BOOK REVIEW:
Five-Stars
Exploration
of the Valley of the Amazon, 1851-1852 by William Lewis
Herndon
The author
of this book was a naval officer from the State of Virginia with
expansionist and slavery inclinations: a reflection of the times,
1851. I found the book an excellent look into the explorer mentality
of Americanism, eminent domain, and manifest destiny. Unbounded
exploitation of indigenous jungle would reach its finite limits
before the year 2020. As early as 1800 Humboldt warned the world of
these consequences, that would go unheeded. It is now too late.
Excerpts:
In 1850 the
Secretary of the Navy had appointed Herndon to lead the first
American expedition into the mysterious and foreboding territory
known as the Valley of the Amazon. Arriving in Lima on the sixth of
February.
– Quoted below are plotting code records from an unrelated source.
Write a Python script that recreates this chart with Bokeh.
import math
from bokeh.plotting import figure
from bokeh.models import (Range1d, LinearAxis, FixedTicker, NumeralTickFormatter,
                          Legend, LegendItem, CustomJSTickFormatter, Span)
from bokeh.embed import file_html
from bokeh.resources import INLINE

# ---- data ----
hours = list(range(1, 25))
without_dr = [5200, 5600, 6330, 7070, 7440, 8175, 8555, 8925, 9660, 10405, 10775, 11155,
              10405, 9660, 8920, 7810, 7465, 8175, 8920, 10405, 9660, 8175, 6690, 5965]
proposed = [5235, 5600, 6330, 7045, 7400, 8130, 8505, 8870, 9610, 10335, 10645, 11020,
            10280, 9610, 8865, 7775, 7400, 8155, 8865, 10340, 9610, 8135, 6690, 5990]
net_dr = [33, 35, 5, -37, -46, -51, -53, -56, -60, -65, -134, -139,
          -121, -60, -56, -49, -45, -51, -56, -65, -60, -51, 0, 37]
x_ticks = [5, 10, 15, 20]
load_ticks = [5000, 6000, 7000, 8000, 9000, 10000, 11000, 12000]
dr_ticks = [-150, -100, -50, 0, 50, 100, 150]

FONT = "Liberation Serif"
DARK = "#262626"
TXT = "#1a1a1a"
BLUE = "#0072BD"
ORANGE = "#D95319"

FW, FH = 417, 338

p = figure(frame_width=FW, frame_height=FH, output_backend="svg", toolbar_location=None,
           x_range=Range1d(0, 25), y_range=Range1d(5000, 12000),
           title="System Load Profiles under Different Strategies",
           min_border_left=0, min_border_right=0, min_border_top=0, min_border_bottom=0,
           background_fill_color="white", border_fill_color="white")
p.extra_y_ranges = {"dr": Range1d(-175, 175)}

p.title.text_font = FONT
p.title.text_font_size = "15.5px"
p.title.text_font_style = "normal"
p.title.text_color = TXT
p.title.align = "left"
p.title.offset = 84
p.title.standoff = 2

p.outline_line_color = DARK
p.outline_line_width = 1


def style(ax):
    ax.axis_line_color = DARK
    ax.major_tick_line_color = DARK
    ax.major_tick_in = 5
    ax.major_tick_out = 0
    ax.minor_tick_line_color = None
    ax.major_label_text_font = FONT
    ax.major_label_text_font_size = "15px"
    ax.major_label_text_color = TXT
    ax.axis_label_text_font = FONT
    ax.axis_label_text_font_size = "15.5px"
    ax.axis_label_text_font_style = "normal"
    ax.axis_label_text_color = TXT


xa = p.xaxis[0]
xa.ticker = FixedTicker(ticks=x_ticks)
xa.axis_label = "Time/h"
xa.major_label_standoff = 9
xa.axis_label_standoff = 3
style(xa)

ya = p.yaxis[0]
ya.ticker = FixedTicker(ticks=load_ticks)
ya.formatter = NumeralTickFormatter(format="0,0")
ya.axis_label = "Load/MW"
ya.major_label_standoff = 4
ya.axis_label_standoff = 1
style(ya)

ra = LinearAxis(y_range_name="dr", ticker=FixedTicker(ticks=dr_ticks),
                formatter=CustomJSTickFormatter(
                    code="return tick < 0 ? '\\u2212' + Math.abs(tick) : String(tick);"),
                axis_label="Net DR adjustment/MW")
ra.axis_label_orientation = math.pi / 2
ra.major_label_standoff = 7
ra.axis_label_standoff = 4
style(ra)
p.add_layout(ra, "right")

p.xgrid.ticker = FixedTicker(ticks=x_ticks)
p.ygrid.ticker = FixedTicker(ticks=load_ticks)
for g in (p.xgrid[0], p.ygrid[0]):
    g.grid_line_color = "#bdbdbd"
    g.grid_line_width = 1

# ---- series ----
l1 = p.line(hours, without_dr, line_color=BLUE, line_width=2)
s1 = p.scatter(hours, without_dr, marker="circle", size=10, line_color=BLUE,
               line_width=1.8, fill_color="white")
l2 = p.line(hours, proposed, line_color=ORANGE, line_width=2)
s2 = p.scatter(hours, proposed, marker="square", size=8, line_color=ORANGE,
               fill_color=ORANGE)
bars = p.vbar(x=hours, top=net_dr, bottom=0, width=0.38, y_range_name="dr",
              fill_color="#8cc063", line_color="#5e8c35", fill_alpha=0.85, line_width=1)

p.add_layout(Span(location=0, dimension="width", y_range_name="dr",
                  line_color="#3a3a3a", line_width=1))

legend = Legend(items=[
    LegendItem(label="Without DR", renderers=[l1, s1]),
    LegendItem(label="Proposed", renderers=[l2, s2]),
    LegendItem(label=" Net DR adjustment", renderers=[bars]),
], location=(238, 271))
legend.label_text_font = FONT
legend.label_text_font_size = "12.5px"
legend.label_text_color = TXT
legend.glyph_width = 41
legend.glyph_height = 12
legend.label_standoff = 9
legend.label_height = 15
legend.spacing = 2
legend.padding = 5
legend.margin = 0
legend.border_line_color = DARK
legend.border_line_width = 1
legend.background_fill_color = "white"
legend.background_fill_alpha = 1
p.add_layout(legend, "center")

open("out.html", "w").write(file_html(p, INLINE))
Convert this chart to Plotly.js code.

This city has changed greatly since I was here twenty years
ago. Though we had bullfights on the accession of the new president,
yet the noble amphitheater was not crowded as in old times with the
alite and fashion of Lima, but seemed abandoned to the vulgar. The
ladies have given up their peculiar and most graceful national
costume, the Saya y Manto, and it is now the mark of a ragged
reputation. They dress in the French style, frequent the opera, and,
instead of the Yerba de Paraguay, called matte, of which they used a
great quantity formerly, they now take tea. These are causes for
regret, for one likes to see nationality preserved; but there is one
cause for congratulation (especially on the part of sea-going men,
who have sometimes suffered), the railroad between Lima and Callao
has broken up the robbers.
The Valley
of the Amazon as one of the most enchanting regions on the face of
the earth. From its mountains you may dig silver, iron, coal, copper,
quicksilver, zinc, and tin; from the sands of its tributaries you may
wash gold, diamonds, and precious stones; from its forests you may
gather drugs of virtues the most rare, spices of aroma the most
exquisite, gums and resins of the most varied and useful properties,
dyes of hues the most brilliant, with cabinet and building-woods of
the finest polish and most enduring texture. Its climate is an
everlasting summer, and its harvest perennial.